Leaving aside the moment’s personal prestige, Samaras is actually following a well-trodden path, which has led Greek premiers from Athens to the White House over the course of eight decades. Since Konstantinos Tsaldaris left the civil war behind in December 1946 to visit Harry Truman and ask for financial and military assistance, eight Greek leaders have made a beeline to Washington in the hope of finding some succour. In fact, Costas Simitis, who met George W. Bush in 2002, is probably the only Greek prime minister who arrived with something to offer. The ex-PASOK leader gave Bush a new euro coin and a sweat shirt with the Athens2004 Olympics logo on it.
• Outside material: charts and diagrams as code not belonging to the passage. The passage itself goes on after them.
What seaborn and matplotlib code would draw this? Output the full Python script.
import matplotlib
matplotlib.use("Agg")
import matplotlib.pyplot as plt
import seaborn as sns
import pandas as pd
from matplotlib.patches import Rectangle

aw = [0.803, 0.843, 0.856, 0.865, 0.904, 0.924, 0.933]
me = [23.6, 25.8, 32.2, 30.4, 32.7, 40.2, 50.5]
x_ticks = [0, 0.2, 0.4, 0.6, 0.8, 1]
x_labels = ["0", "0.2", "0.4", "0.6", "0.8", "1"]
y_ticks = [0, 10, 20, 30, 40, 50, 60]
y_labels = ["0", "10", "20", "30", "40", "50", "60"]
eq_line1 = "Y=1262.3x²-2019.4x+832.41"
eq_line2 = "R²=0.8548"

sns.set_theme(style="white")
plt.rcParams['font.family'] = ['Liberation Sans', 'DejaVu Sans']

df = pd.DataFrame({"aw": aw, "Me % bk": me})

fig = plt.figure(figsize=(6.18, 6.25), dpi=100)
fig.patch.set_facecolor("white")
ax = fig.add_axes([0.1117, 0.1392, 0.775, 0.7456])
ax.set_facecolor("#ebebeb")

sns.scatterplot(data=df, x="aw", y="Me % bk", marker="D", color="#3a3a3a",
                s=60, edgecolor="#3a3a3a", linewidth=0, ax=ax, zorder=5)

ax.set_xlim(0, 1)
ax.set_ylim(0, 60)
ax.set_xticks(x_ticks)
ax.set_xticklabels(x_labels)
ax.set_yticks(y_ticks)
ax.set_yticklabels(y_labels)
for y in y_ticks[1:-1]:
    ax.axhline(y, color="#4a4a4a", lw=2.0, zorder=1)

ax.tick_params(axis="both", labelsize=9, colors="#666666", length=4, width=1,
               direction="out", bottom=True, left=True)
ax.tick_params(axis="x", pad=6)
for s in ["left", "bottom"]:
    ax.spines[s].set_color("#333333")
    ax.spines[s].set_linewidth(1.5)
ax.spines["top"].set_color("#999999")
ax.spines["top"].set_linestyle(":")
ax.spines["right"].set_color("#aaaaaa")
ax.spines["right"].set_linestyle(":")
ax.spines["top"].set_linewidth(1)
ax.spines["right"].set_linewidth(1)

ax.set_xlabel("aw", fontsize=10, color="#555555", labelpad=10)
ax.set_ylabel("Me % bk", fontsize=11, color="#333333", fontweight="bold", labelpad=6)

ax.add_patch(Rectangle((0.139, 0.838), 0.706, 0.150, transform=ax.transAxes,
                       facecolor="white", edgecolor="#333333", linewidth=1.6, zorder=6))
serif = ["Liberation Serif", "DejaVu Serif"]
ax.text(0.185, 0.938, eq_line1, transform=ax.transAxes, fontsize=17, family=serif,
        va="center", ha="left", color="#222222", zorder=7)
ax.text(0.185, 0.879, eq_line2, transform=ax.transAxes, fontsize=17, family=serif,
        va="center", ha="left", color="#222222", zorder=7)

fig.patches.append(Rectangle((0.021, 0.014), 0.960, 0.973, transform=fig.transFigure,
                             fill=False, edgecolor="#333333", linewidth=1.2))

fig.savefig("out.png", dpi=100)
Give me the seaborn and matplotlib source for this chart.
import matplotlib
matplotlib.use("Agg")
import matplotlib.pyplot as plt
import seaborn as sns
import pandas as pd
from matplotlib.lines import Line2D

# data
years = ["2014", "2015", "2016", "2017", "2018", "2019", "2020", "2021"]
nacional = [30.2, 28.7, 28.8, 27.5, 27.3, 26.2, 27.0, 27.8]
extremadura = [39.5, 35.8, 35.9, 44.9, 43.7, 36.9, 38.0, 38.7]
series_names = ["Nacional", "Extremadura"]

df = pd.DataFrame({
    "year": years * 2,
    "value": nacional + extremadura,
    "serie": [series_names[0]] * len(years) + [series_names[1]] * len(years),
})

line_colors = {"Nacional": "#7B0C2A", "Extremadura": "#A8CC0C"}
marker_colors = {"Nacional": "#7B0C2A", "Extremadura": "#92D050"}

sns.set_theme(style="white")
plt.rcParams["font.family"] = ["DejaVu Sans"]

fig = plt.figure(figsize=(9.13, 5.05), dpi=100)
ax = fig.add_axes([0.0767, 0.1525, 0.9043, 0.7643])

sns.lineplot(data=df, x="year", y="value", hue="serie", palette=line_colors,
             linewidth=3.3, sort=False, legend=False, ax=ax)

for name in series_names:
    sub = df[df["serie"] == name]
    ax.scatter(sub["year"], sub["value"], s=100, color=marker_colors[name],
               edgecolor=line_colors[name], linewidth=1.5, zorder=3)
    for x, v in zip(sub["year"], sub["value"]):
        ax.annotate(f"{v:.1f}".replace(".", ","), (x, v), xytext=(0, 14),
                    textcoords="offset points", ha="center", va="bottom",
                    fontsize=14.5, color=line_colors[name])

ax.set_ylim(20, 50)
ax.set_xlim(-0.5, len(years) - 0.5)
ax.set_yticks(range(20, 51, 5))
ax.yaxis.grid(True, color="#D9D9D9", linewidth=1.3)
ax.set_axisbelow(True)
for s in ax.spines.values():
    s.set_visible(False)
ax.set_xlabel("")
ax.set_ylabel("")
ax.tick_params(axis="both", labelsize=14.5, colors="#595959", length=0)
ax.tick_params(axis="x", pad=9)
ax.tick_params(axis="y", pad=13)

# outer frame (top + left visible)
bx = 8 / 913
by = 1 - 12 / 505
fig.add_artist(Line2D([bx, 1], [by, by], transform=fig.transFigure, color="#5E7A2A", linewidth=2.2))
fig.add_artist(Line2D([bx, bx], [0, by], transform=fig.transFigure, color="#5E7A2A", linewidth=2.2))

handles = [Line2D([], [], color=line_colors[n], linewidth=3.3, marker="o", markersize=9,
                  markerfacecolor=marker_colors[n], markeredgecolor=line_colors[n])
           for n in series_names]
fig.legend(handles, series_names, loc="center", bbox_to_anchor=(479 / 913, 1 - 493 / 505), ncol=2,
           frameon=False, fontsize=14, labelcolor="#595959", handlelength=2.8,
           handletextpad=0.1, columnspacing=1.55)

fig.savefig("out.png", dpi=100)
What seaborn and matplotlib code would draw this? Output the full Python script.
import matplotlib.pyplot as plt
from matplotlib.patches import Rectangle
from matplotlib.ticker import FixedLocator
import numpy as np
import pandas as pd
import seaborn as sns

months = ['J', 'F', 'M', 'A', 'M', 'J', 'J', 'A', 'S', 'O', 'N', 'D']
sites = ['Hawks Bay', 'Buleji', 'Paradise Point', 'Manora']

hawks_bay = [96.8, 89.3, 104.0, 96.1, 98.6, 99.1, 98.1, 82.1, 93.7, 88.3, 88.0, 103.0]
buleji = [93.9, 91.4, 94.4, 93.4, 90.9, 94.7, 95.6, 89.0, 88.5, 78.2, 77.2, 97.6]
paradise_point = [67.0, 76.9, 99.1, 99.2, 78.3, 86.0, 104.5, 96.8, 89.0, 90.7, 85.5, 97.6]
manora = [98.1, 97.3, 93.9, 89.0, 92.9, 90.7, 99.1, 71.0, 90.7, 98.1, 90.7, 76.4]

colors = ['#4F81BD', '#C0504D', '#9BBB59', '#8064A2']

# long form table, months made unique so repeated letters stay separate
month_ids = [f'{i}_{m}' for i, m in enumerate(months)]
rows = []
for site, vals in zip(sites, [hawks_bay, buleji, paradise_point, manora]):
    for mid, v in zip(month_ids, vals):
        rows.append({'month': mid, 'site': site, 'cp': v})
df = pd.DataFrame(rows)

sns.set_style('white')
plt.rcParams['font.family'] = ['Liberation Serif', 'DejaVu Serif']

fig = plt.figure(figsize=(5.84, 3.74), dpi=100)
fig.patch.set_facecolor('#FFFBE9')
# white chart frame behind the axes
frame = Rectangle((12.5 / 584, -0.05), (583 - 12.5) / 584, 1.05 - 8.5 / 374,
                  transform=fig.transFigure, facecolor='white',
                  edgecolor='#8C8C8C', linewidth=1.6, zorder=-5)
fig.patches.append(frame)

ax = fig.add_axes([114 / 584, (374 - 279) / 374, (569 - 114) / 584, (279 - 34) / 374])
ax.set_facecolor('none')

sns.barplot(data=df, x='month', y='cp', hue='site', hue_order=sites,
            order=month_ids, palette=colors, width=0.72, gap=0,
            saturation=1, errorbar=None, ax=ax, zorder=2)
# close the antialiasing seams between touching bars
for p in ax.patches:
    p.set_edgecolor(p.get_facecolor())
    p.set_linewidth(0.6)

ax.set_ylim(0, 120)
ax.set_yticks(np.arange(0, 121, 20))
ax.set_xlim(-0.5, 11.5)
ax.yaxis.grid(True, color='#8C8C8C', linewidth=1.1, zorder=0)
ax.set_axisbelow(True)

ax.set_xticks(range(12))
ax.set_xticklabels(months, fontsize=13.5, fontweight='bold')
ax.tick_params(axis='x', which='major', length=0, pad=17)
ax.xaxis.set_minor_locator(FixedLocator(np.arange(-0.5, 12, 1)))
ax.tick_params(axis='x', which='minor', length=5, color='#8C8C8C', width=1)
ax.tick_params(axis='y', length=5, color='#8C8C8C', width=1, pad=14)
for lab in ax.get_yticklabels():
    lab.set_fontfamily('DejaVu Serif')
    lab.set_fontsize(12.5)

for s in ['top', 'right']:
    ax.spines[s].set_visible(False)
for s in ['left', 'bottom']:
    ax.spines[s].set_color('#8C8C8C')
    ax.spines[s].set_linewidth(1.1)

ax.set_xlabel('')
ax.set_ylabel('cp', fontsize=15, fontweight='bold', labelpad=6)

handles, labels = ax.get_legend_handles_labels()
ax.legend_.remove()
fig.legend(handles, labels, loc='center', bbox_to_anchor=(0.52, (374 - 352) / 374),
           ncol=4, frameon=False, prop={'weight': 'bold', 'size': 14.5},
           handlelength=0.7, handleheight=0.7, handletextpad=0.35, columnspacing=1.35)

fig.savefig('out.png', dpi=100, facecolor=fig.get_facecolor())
Samaras will be in Washington when Congress is not in session. Some have seen this, along with the fact he was not offered a working lunch with Obama, as a sign that his visit is of minor importance. The Greek premier, however, can take comfort in knowing that his arrival will be less of an inconvenience to the US President than the April 1961 visit of Constantine Karamanlis. The conservative leader was having lunch with John F Kennedy at the White House on the same day that the failed Bay of Pigs invasion was launched in Cuba.